Which means that, to you, he only exists in your mind. You have talked to him and created an image of him in your mind.

Two words stand out in the definition of love—kinship and personal.

Your love affair is neither kinship nor personal.

Your ‘relationship’ (or whatever you might want to call it) is in a state of bliss right now just because the opportunity for conflict is almost non-existent as you only talk on the phone.

But once you meet, you will realise that there are too many physical incompatibilities that would push you away from him. He might be too tall, too short or too fat for your liking.

And not to talk of personality clashes that will certainly arise. And the character flaws that do not manifest in the phone conversations.

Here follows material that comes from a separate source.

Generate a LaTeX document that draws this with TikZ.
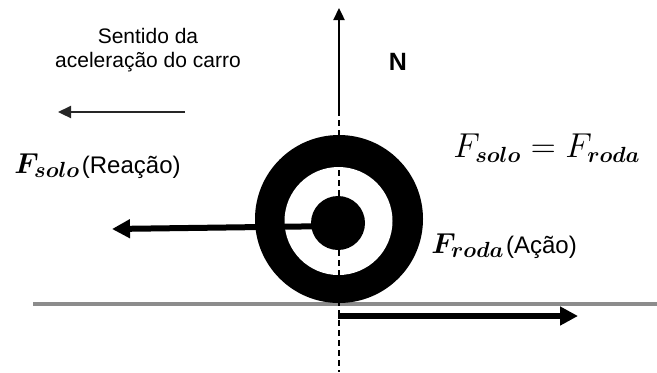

I am no pessimist my dear, I’m just a realist that tells it like it is.

And this does look shoddy.

And, are you really serious that you are ready to get married to someone who you have only talked to on the phone? Honestly? How naïve can you be?

You, and your kind, are the people that have watered down the whole essence of marriage.

Marriage is a sacred union, a lifetime commitment to that one person that you want to live your life with. Not some slapdash contract with someone whom you have only talked to on the phone.

And, for goodness sake, the man might even be married! Because, for what reason, except the most absurd, would he not have made an effort to come and meet you?

The logic is really very simple. If the man is really in love with you, as he claims to be, there is not distance that he would not be willing to cover just to come and meet up with you.

To be frank with you, you are in a state of vulnerability due to your recent heartbreak.

What I would advise you is to step back a little, take a break from the man for a week and let this issue swill over your mind for a while. If, after that one week you still feel an urge to go back to him, then maybe, just maybe, you are in love with this faceless man. Just maybe.

Fairytales do happen. And dreams do come true. And love does exist in strange places, even in newspaper columns.

I wish you all the best. I really do.